**Description of the task**:
Take every line from the first down to the line with "from matplotlib.lines import Line2D" and set it down exactly, without the pictures.

**Raw data**:
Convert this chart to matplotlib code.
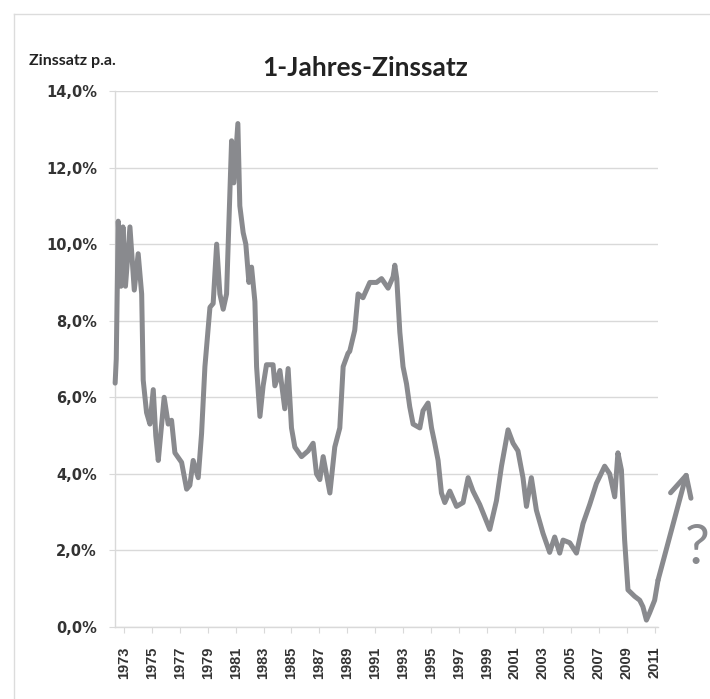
import matplotlib
matplotlib.use("Agg")
import matplotlib.pyplot as plt
from matplotlib.ticker import FuncFormatter
from matplotlib.lines import Line2D

# 1-year interest rate, % p.a. (decimal years)
years = [
    1972.37, 1972.45, 1972.59, 1972.79, 1972.93, 1973.11, 1973.43, 1973.74, 1974.02,
    1974.27, 1974.38, 1974.62, 1974.86, 1975.10, 1975.28, 1975.46, 1975.88, 1976.17,
    1976.41, 1976.65, 1977.13, 1977.49, 1977.72, 1977.96, 1978.32, 1978.56, 1978.80,
    1979.16, 1979.39, 1979.64, 1979.87, 1980.11, 1980.35, 1980.71, 1980.87, 1981.16,
    1981.30, 1981.54, 1981.73, 1981.95, 1982.14, 1982.38, 1982.50, 1982.74, 1982.97,
    1983.21, 1983.68, 1983.81, 1984.17, 1984.52, 1984.76, 1985.00, 1985.24, 1985.72,
    1986.19, 1986.55, 1986.79, 1987.03, 1987.27, 1987.75, 1988.10, 1988.46, 1988.70,
    1989.05, 1989.17, 1989.53, 1989.77, 1990.12, 1990.61, 1991.09, 1991.45, 1991.92,
    1992.28, 1992.40, 1992.54, 1992.76, 1992.99, 1993.24, 1993.47, 1993.71, 1994.19,
    1994.42, 1994.78, 1995.03, 1995.26, 1995.50, 1995.74, 1995.98, 1996.34, 1996.82,
    1997.29, 1997.65, 1998.00, 1998.48, 1999.20, 1999.68, 2000.04, 2000.51, 2000.87,
    2001.22, 2001.58, 2001.83, 2002.18, 2002.54, 2003.01, 2003.49, 2003.85, 2004.21,
    2004.45, 2004.93, 2005.41, 2005.88, 2006.36, 2006.84, 2007.43, 2007.79, 2008.15,
    2008.38, 2008.63, 2008.86, 2009.10, 2009.58, 2009.94, 2010.17, 2010.42, 2010.65,
    2011.01, 2011.25,
]
rates = [
    6.37, 7.0, 10.6, 8.9, 10.45, 8.9, 10.45, 8.8, 9.75,
    8.7, 6.45, 5.6, 5.3, 6.2, 5.0, 4.35, 6.0, 5.3,
    5.4, 4.55, 4.3, 3.6, 3.7, 4.35, 3.9, 5.05, 6.8,
    8.35, 8.45, 10.0, 8.7, 8.3, 8.7, 12.7, 11.6, 13.15,
    11.0, 10.3, 10.0, 9.0, 9.4, 8.5, 6.8, 5.5, 6.3,
    6.85, 6.85, 6.3, 6.7, 5.7, 6.75, 5.2, 4.7, 4.45,
    4.6, 4.8, 4.0, 3.85, 4.45, 3.5, 4.7, 5.2, 6.8,
    7.15, 7.2, 7.75, 8.7, 8.6, 9.0, 9.0, 9.1, 8.85,
    9.15, 9.45, 9.1, 7.7, 6.8, 6.35, 5.75, 5.3, 5.2,
    5.65, 5.85, 5.2, 4.8, 4.35, 3.5, 3.25, 3.55, 3.15,
    3.25, 3.9, 3.55, 3.2, 2.55, 3.3, 4.2, 5.15, 4.8,
    4.6, 3.9, 3.15, 3.9, 3.05, 2.45, 1.95, 2.35, 1.93,
    2.27, 2.2, 1.93, 2.7, 3.2, 3.75, 4.2, 4.0, 3.4,
    4.55, 4.1, 2.27, 0.97, 0.8, 0.7, 0.53, 0.18, 0.37,
    0.7, 1.22,
]
year_ticks = list(range(1973, 2012, 2))
rate_ticks = list(range(0, 15, 2))
# hand-drawn outlook arrow: from the last value to this point
outlook_end = (2013.37, 4.1)

line_color = "#898a8e"
grid_color = "#d9d9d9"

fig = plt.figure(figsize=(7.10, 6.99), dpi=100)
fig.patch.set_facecolor("white")

# chart-area frame (left and top edges visible)
fig.add_artist(Line2D([14 / 710, 14 / 710], [0, 1 - 14 / 699], transform=fig.transFigure,
                      color="#dcdcdc", lw=1))
fig.add_artist(Line2D([14 / 710, 1], [1 - 14 / 699, 1 - 14 / 699], transform=fig.transFigure,
                      color="#dcdcdc", lw=1))

ax = fig.add_axes([115 / 710, 1 - 627 / 699, (658 - 115) / 710, (627 - 91) / 699])
ax.set_facecolor("white")

ax.plot(years, rates, color=line_color, lw=3.6, solid_joinstyle="round",
        solid_capstyle="round", clip_on=False, zorder=3)

ax.annotate("", xy=outlook_end, xytext=(years[-1], rates[-1]),
            xycoords="data", textcoords="data", annotation_clip=False,
            arrowprops=dict(arrowstyle="->,head_length=0.75,head_width=0.38",
                            mutation_scale=20, lw=3.6, color=line_color,
                            shrinkA=0, shrinkB=0, joinstyle="round", capstyle="round"),
            zorder=3)

ax.set_xlim(1972.36, 2011.25)
ax.set_ylim(0, 14)
ax.set_yticks(rate_ticks)
ax.yaxis.set_major_formatter(FuncFormatter(lambda v, p: f"{v:.1f}%".replace(".", ",")))
ax.set_xticks(year_ticks)
ax.set_xticklabels([str(y) for y in year_ticks], rotation=90,
                   fontfamily="Liberation Sans", fontweight="bold", fontsize=10.5,
                   color="#333333")
for lab in ax.get_yticklabels():
    lab.set_fontfamily("DejaVu Sans")
    lab.set_fontweight("bold")
    lab.set_fontsize(10.5)
    lab.set_color("#333333")

ax.grid(axis="y", color=grid_color, lw=1)
ax.set_axisbelow(True)
for side in ("top", "right"):
    ax.spines[side].set_visible(False)
for side in ("left", "bottom"):
    ax.spines[side].set_color(grid_color)
    ax.spines[side].set_linewidth(1)
ax.tick_params(axis="x", length=4, color=grid_color, pad=10)
ax.tick_params(axis="y", length=4, color=grid_color, pad=9)

fig.text(0.514, 1 - 68 / 699, "1-Jahres-Zinssatz", ha="center", va="center",
         fontfamily="Lato", fontweight="bold", fontsize=19, color="#222222")
fig.text(29 / 710, 1 - 61 / 699, "Zinssatz p.a.", ha="left", va="center",
         fontfamily="Lato", fontweight="bold", fontsize=11.5, color="#222222")
fig.text(697 / 710, 1 - 549 / 699, "?", ha="center", va="center",
         fontfamily="Lato", fontsize=40, color=line_color)

fig.savefig("out.png", dpi=100, facecolor="white")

**Exercise solution**:
Convert this chart to matplotlib code.
import matplotlib
matplotlib.use("Agg")
import matplotlib.pyplot as plt
from matplotlib.ticker import FuncFormatter
from matplotlib.lines import Line2D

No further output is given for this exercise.